If there existed a thriving political movement to the left of the Chinese Communist Party which sought to continue China’s progressive global strategy but to reverse the post-Mao market reforms and transition to a system of worker-run co-operatives, for example, Western leftists would have to assess the relative merits of supporting such a movement in its struggle against the CPC government.

But this is sheer fantasy. Opposition to the CPC government in China comes primarily from pro-Western pro-neoliberal elements that seek to undermine socialism and roll back the project of multipolarity.

Meanwhile, Chinese workers and peasants by and large support the government, and why shouldn’t they? In the four decades from 1981, the number of people in China living in internationally defined absolute poverty fell from 850 million to zero. Living standards have consistently improved at all levels of society. Wages are rising, social welfare is improving.

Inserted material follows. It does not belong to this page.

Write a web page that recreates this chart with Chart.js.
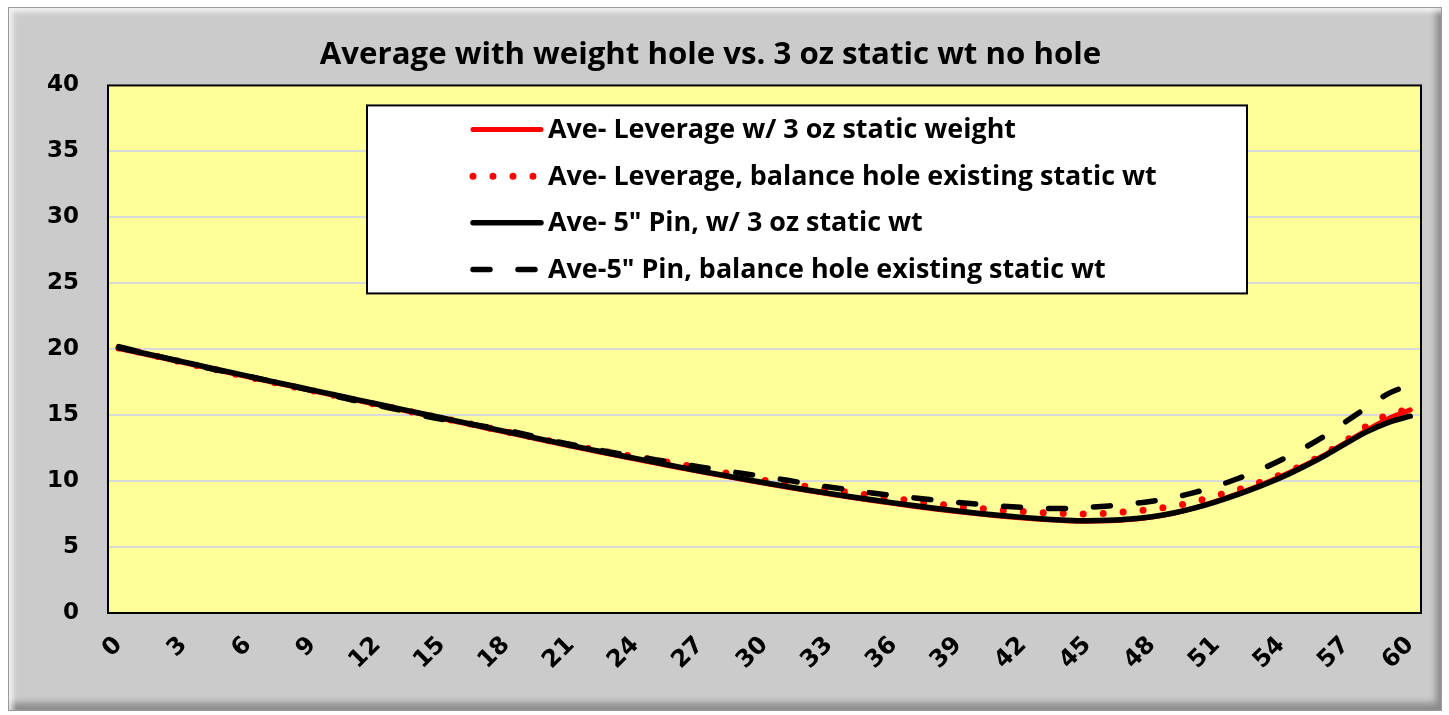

According to an extensive study conducted by the Kennedy School of Government at Harvard University, 93 per cent of Chinese people are satisfied with their central government.

Even former MI6 director of operations and intelligence Nigel Inkster grudgingly admits that “if anything, objective evidence points to growing levels of popular satisfaction within China about their government’s performance.” The basic conditions that inspire people to rise up against their government simply do not prevail.

Regardless of what one thinks of Socialism with Chinese Characteristics, anyone on the left must support China against US-led imperialist attacks and the New Cold War.

The prominent Belgian Trotskyist economist Ernest Mandel was by no means a supporter of Soviet socialism, but he insisted firmly that the Soviet Union must be defended against imperialism.

Arguing against Tony Cliff’s slogan of Neither Washington nor Moscow, he wrote: “Why, if it is conceivable to defend the Social Democratic Party against fascism, despite its being led by the Noskes, the assassins of Karl Liebknecht and Rosa Luxemburg, is it ‘inconceivable’ to defend the USSR against imperialism?”

Let the latter-day third-campists answer the same question in relation to China.